= Comparative bullet-lead analysis =

Former forensic technique

Comparative bullet-lead analysis (CBLA), also known as compositional bullet-lead analysis, is a now discredited and abandoned forensic technique which used chemistry to link crime scene bullets to ones possessed by suspects on the theory that each batch of lead had a unique elemental makeup.

The technique was first used after U.S. President John F. Kennedy's assassination in 1963. From the early 1980s through 2004 the US Federal Bureau of Investigation conducted about 2,500 analyses on cases submitted by law-enforcement groups. The results of these analyses had often been questioned by defence lawyers and the press, so the FBI finally asked the United States National Academy of Sciences' Board on Science, Technology, and Economic Policy to research the scientific merit of the process.

In 2004 the Board's study was summarized in "Forensic Analysis: Weighing Bullet Lead Evidence." The Board determined that the chemical analyses were being performed correctly and were probably sufficient to determine correlation between two bullets from separate sources (the analysis used plasma-optical emission spectroscopy to identify trace elements in the bullets). The report also concluded that the seven trace elements selected for the analyses (arsenic, antimony, tin, copper, bismuth, silver and cadmium) are acceptable for sample correlation. The report finally concluded that the procedure is the best available method for such correlations.
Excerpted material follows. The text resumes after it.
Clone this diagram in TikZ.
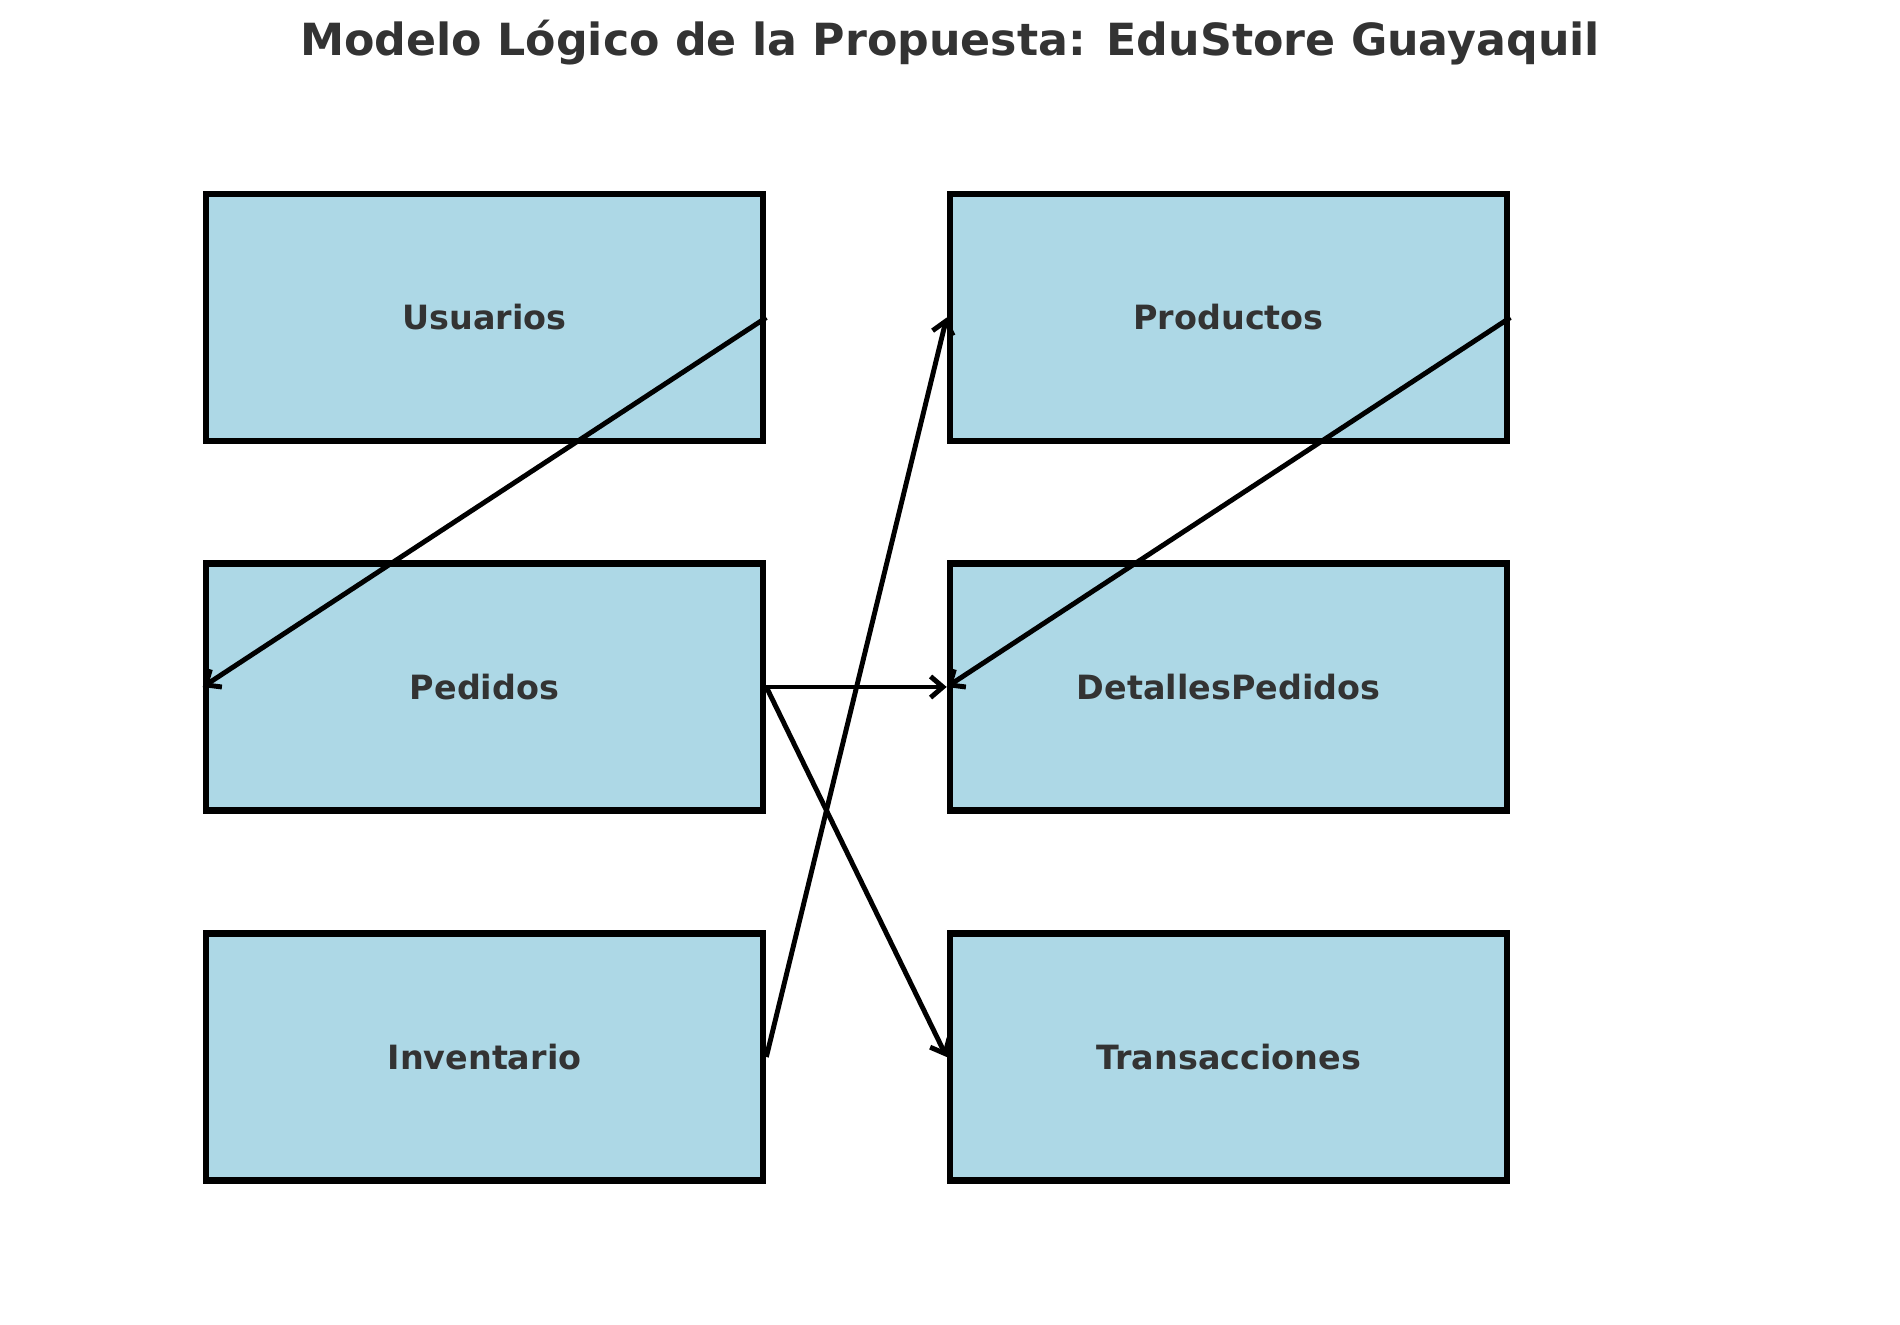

The greatest caveat in the report was that the statistical tests as applied by the FBI could cause confusion and misinterpretation when transmitted to prosecutors or when explained to a trial jury. Because of the significance of this weakness, the report concluded that the analysis should be used with caution. This report helped the FBI decide in 2004 to voluntarily cease offering the analysis to law-enforcement entities. The National Academy of Sciences never required that the FBI stop using the test.

CNN Presents Encore Presentation: Reasonable Doubt examined the unreliability of this technique. It has been discontinued as of September 1, 2005.

The U.S. government has fought releasing the list of the estimated 2,500 cases over three decades in which it performed the analysis, which may have led to false convictions. According to the FBI, only 20% of the 2,500 tests performed introduced the CBLA results into evidence at trial.

On 17 December 2008, Jimmy Ates was released from a Florida prison after serving ten years on the conviction of having murdered his wife, a conviction obtained largely on the strength of a bullet-lead analysis. His conviction was overturned as a consequence of the 2004 report.